Reymontowscy "Chłopi" na scenie operowej
Najbliższa premiera (30 czerwca) w warszawskim Teatrze Wielkim zapowiada się szczególnie interesująco: na scenę wejdzie nowy utwór współczesnej muzyki polskiej, którego pierwowzorem jest jedno z największych dzieł naszej literatury "Chłopi" Reymonta. Twórcą opery jest Witold Rudziński, w którego dorobku muzyka sceniczna zajmuje wyjątkowo poważne miejsce. Przypomnijmy np. "Komendanta Paryża", "Janka muzykanta", "Odprawę posłów greckich" - utwory, znane z kilku scen czy radiową operę "Sulamita".
- Podejmując pracę nad "Chłopami" - mówi W. Rudziński - miałem dwa źródła inspiracji. Powieść Reymonta zafascynowała mnie już w młodości, a ponadto zawsze był mi bliski folklor jako tworzywo muzyczne, czemu dałem wyraz w kantacie "Chłopska droga", w "Obrazach świętokrzyskich" czy licznych opracowaniach muzyki ludowej.
"Chłopi są pełnospektaklową 4-aktową operą, której muzyka zajmuje ok. 140 minut.
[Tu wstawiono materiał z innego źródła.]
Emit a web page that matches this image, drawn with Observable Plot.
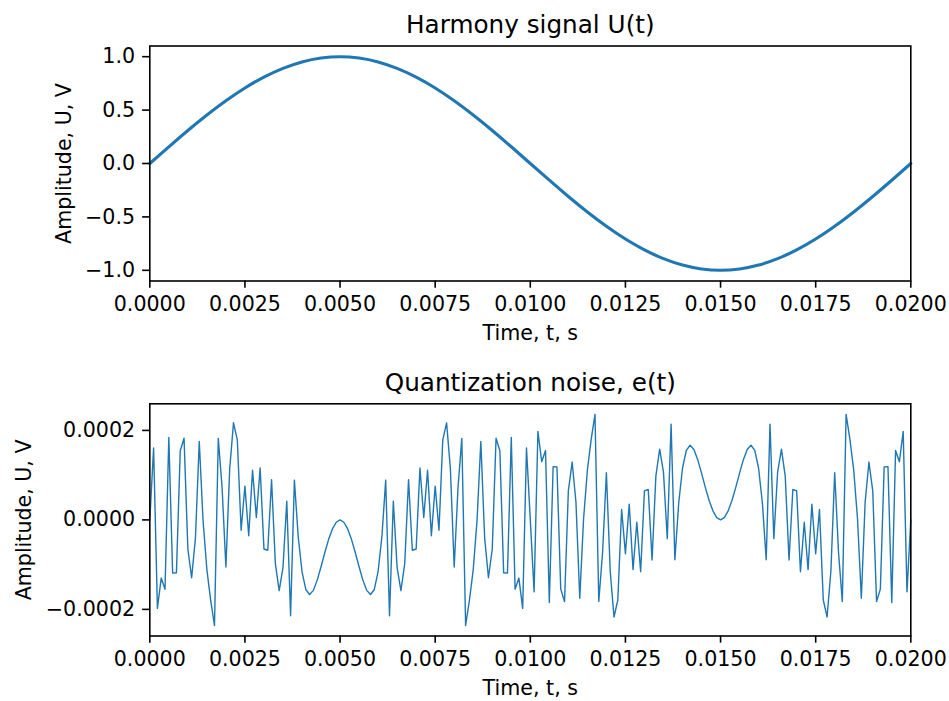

Obok partii zespołowych, "rozpisałem" 17 ról solowych. Oczywiście, pewne skróty okazały się nieuchronne, ale autorki libretta dokonały ich tak zręcznie, że są prawie niedostrzegalne. Podobnie jak w literackim pierwowzorze, wyodrębnione są cztery pory roku, odpowiadające czterem aktom opery.